The inverse CDF for the GGD with α=1/2 can be implemented by calling the Lambert W function. (Technically, the lower branch of the Lambert W function.) You can download functions that implement the Lambert W function in SAS/IML. The following SAS/IML statements assume that you have downloaded the Lambert W functions and stored the modules, so that they are available by using the LOAD statement. Just as the CDF was defined in two parts, the inverse CDF is defined in two parts. [**UPDATE:** The LambertW function is now available as a built-in function in SAS/IML; use it instead of the LambertWm function.]

/* Use Lambert W function to compute the quantile function (inverse CDF) for generalized Gaussian distribution with alpha=1/2 */ load module=(LambertWm); /* load function for the Lambert W function */ start Quantile_GenGaussHalf(x); q = j(nrow(x), ncol(x), 0); idx = loc(x<0.5); /* invert CDF for x < 0.5 */ if ncol(idx)>0 then do; y = -2 * x[idx] / exp(1); q[idx] = -1/(2*sqrt(30)) * (1 + LambertWm(y))##2; end; if ncol(idx)=nrow(x)*ncol(x) then return q; /* all found */ idx = loc(x=0.5); /* quantile for x=0.5 */ if ncol(idx)>0 then q[idx] = 0; idx = loc(x>0.5); /* invert CDF for x > 0.5 */ if ncol(idx)>0 then do; y = -2 * (1-x[idx]) / exp(1); q[idx] = 1/(2*sqrt(30)) * (1 + LambertWm(y))##2; end; return q; finish; q = Quantile_GenGaussHalf(0.975); /* find q such that P(X < q) = 0.975 */ print q; /* 2.0543476 */ |

The output (not shown) is q = 2.05, which means that the interval [-2.05, 2.05] contains 95% of the probability for the standardized GGD when α=1/2. Compare this interval with the familiar interval [-1.96, 1.96], which contains 95% of the probability for the standard normal distribution.

### References

To learn more about the generalized Gaussian distribution, with an emphasis on parameter value α=1/2, see the following wwll-written papers, which expand the discussion in this blog post:

- F. Chapeau-Blondeau and A. Monir (2002), "Numerical Evaluation of the Lambert W Function and Application to Generation of Generalized Gaussian Noise With Exponent 1/2,"
*IEEE Trans. on Sig. Processing*. -
Nardon and Pianca (2009; download preprint 2006).
"Simulation techniques for generalized Gaussian densities,"
*J. Stat. Comp. and Sim.*

## 4 Comments

I need a clarification on: return mu + sigma * sgn # x##(1/alpha)] as I did not understand the # operator. Does this line of code translate to: mu + sigma * sgn * x ^ (1 / alpha)?

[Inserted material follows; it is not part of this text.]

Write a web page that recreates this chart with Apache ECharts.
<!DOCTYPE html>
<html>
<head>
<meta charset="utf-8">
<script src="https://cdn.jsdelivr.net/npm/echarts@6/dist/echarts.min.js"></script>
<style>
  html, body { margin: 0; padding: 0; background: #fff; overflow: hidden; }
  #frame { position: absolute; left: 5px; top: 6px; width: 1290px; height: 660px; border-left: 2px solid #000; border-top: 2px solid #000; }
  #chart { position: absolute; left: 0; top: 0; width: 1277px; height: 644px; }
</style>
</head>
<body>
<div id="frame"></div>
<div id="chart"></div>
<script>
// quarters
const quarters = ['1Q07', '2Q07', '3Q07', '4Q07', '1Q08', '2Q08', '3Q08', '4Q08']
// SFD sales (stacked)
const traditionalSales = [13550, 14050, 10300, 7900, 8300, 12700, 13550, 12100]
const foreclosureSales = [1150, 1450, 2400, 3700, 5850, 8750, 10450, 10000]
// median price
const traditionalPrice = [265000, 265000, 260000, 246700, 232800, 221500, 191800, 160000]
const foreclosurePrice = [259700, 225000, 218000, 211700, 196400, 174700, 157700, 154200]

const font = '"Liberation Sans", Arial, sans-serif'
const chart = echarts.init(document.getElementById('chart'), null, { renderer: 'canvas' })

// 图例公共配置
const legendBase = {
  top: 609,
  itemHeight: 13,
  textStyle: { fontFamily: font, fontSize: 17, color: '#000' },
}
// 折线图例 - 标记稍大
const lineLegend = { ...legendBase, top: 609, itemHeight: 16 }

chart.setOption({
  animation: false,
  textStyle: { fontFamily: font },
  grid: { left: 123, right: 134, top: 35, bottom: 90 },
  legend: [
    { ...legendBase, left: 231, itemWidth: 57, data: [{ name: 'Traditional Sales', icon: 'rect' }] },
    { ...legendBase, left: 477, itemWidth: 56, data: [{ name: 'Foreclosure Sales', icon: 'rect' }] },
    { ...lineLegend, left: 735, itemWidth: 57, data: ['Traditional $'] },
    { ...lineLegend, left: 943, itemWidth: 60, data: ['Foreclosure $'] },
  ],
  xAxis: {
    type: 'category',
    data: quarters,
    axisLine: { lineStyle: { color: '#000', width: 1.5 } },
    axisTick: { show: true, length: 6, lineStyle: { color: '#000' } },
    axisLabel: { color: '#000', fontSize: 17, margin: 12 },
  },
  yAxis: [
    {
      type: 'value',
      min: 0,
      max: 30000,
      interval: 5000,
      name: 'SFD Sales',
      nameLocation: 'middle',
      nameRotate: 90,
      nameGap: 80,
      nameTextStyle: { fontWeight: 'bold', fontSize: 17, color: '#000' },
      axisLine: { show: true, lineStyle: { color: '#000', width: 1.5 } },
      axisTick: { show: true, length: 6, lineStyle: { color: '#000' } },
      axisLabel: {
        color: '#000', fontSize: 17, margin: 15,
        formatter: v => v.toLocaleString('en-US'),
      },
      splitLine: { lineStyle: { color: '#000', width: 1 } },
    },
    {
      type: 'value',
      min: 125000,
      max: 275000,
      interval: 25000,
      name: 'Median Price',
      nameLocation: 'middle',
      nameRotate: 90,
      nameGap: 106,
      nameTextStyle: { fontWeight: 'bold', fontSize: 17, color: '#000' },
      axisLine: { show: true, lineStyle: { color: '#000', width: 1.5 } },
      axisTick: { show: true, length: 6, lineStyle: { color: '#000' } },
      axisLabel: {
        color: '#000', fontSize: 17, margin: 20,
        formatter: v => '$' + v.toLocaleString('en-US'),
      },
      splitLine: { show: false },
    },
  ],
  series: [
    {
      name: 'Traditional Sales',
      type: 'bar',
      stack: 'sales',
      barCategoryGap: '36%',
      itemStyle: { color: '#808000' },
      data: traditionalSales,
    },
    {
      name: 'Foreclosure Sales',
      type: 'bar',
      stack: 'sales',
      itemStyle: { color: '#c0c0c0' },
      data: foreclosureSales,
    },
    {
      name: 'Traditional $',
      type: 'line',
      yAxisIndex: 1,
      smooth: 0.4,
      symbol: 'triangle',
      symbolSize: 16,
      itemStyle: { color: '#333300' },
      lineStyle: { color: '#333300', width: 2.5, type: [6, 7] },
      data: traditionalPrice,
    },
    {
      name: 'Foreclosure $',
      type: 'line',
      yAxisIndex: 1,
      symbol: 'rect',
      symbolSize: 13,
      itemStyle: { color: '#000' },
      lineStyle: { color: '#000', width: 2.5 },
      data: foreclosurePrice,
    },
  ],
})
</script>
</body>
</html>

Yes. The "raise to a power" operator, which is represented as '^' in many languages and in LaTex, is represented as '##' in SAS/IML or as '**' in the SAS data step.

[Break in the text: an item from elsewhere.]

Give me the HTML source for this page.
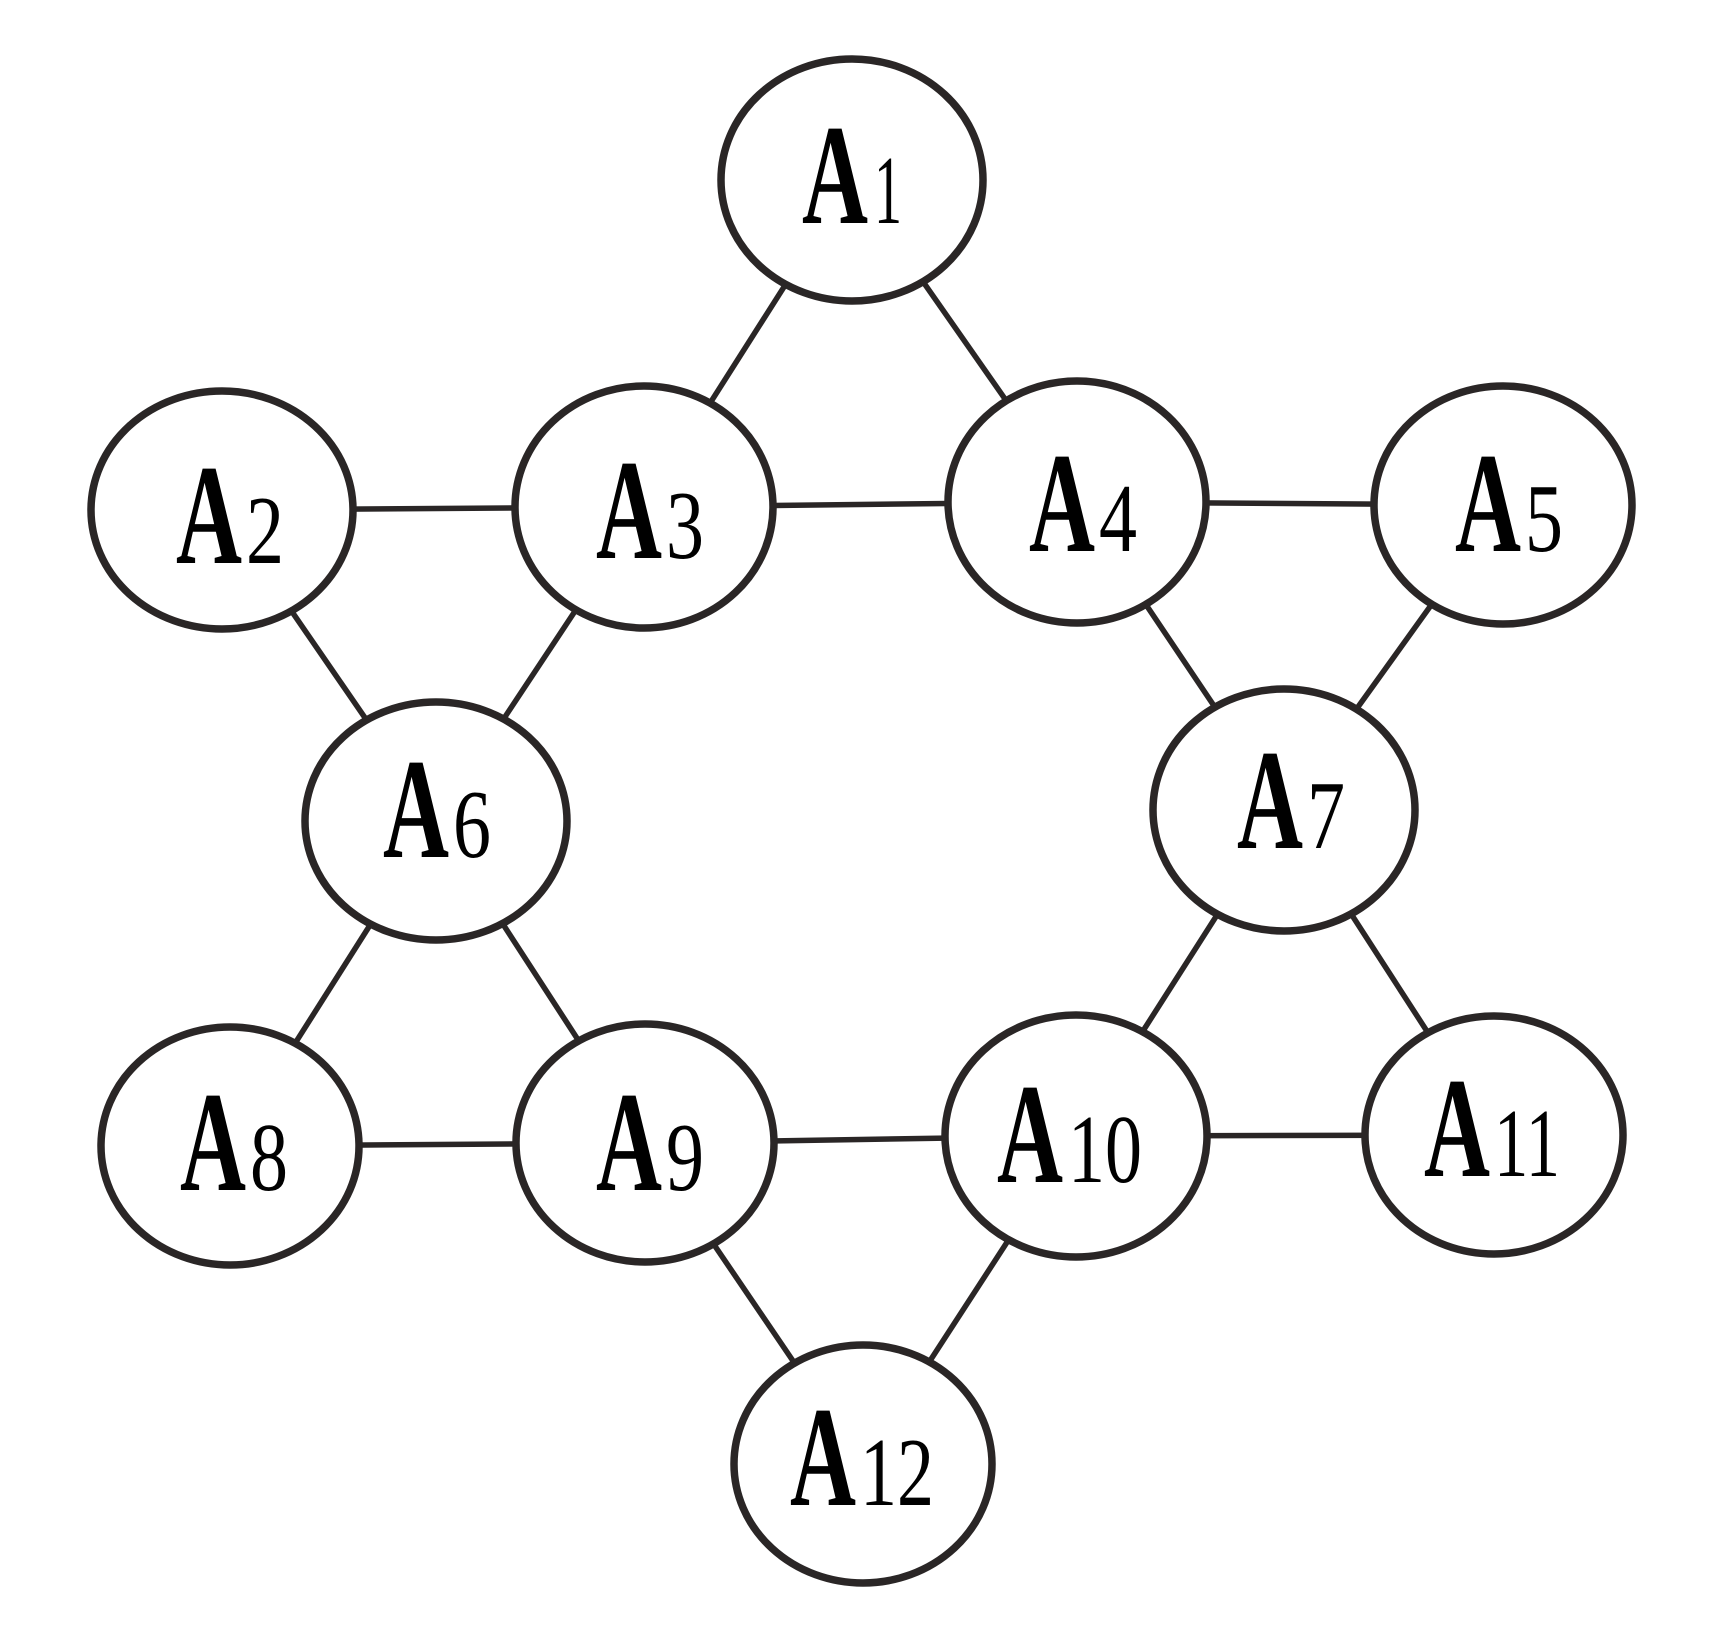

Thanks Rick, a further clarification, when random data is generated by the above logic, the variance of the resulting data set does not match the results from the variance formula in the Wikipedia link https://en.wikipedia.org/wiki/Generalized_normal_distribution. Any reason for this? or is the variance formula different from the Wikipedia page?

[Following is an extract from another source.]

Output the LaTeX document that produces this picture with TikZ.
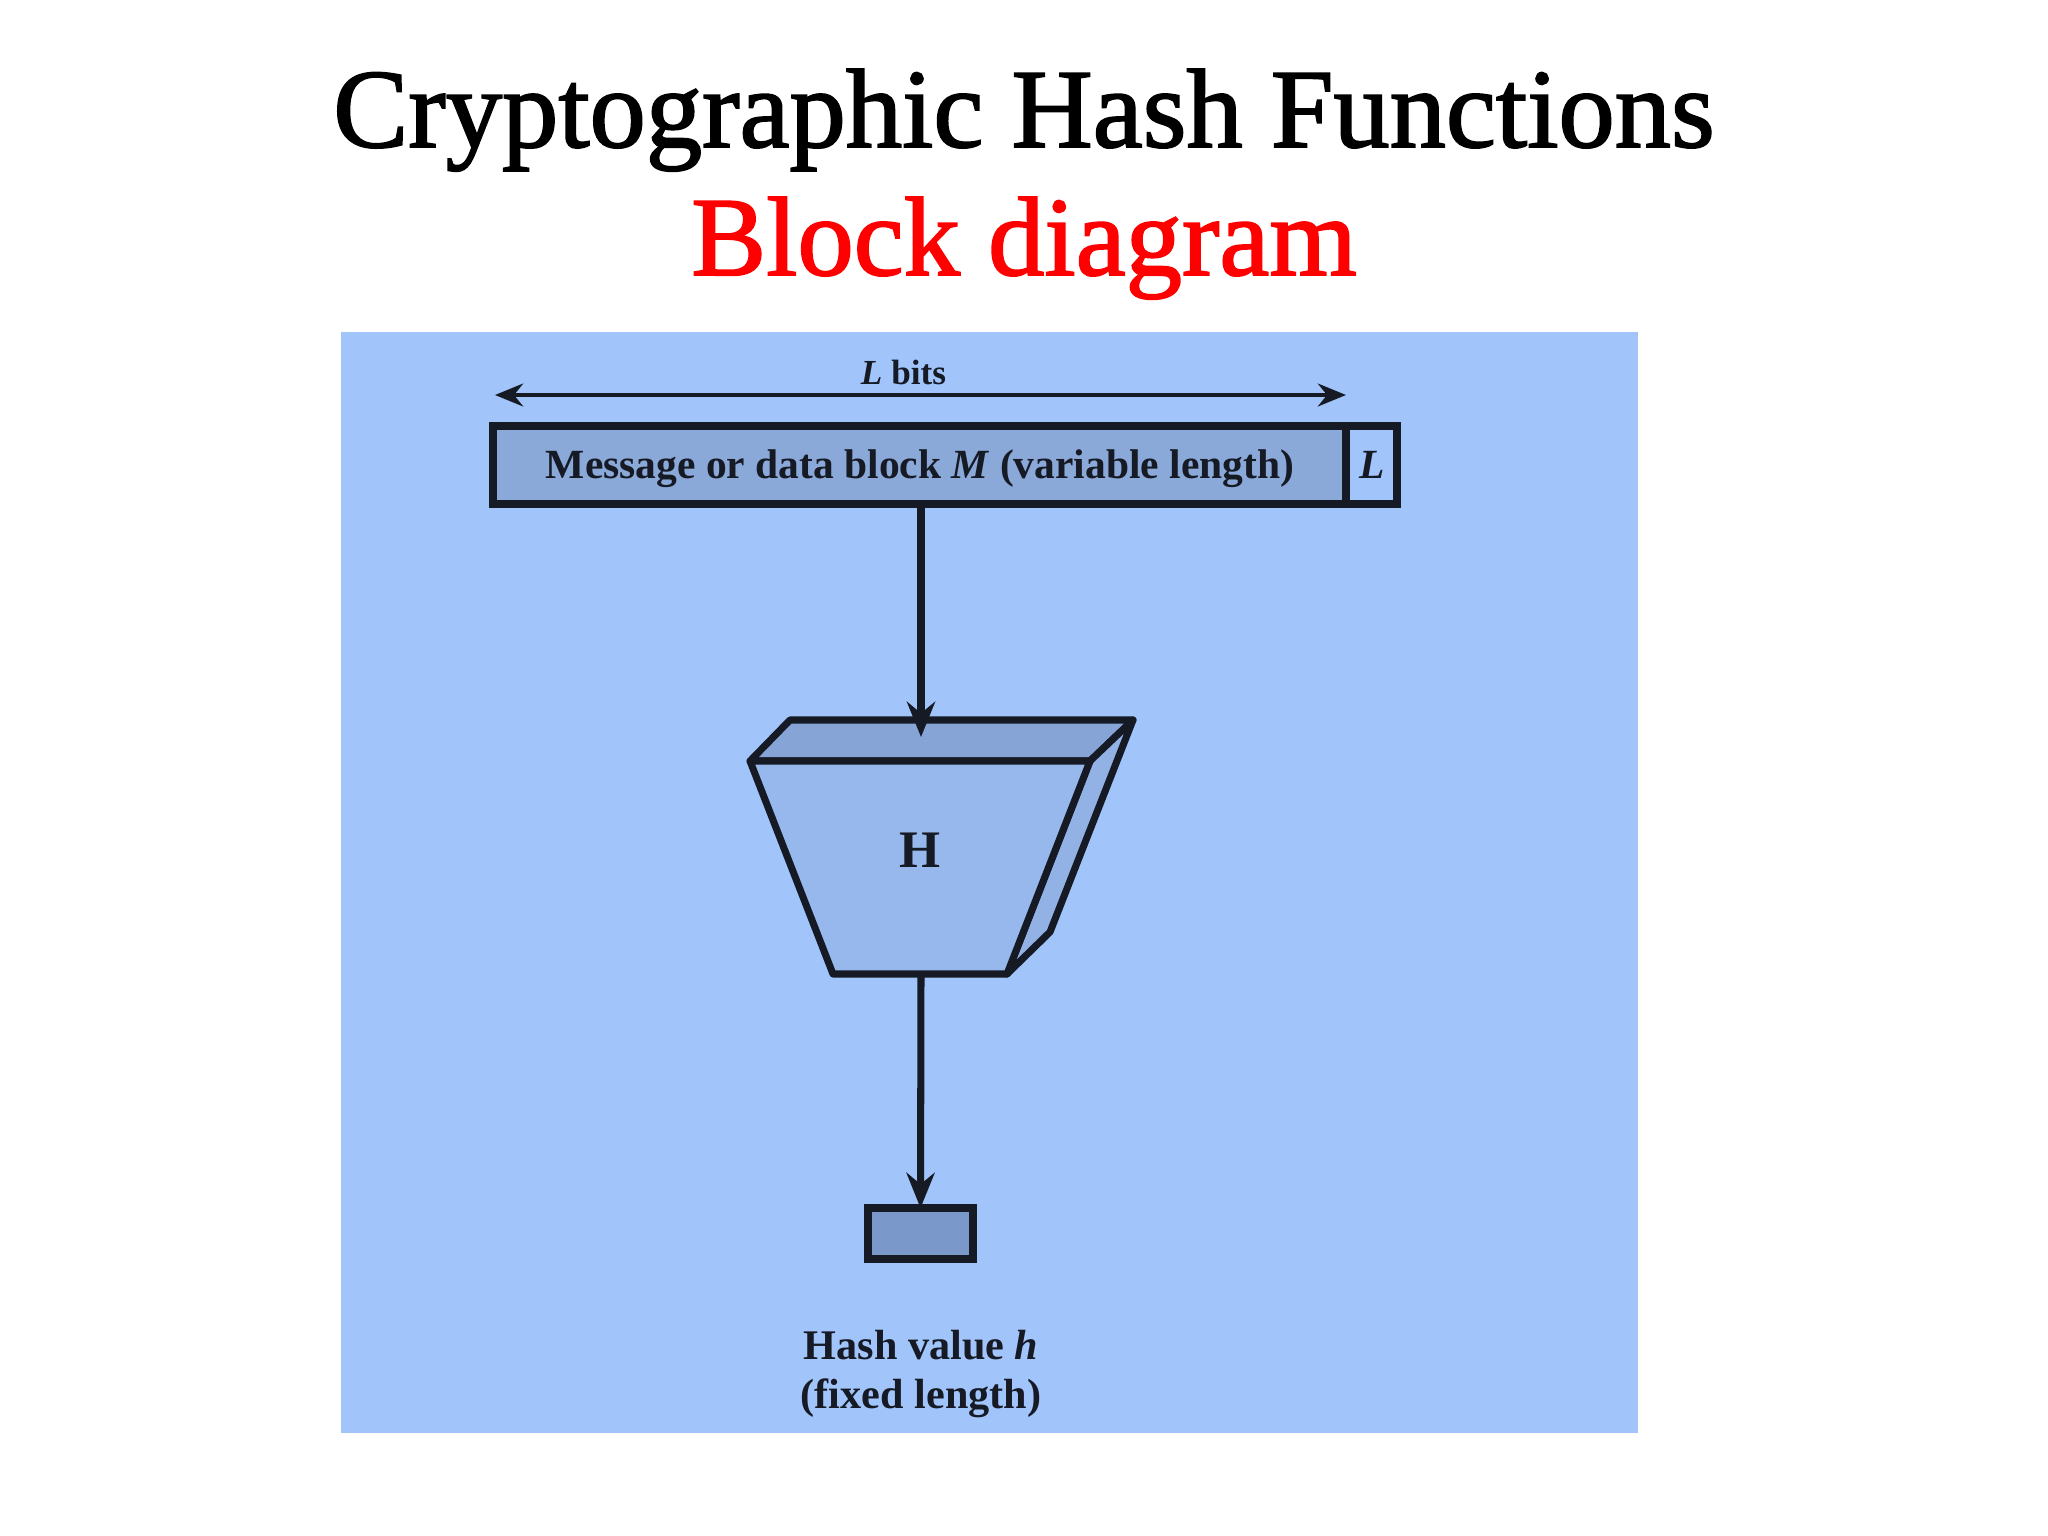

What a mess. The Wikipedia article uses a different parameterization than the Nardon and Pianca (2009) article that I used for this post. It appears that the scaling parameter is different. The scale parameter sigma in the Wikipedia article equals 1/A in the N&P article. The Wikipedia article uses beta as the shape parameter (the exponent factor) whereas N&P use alpha.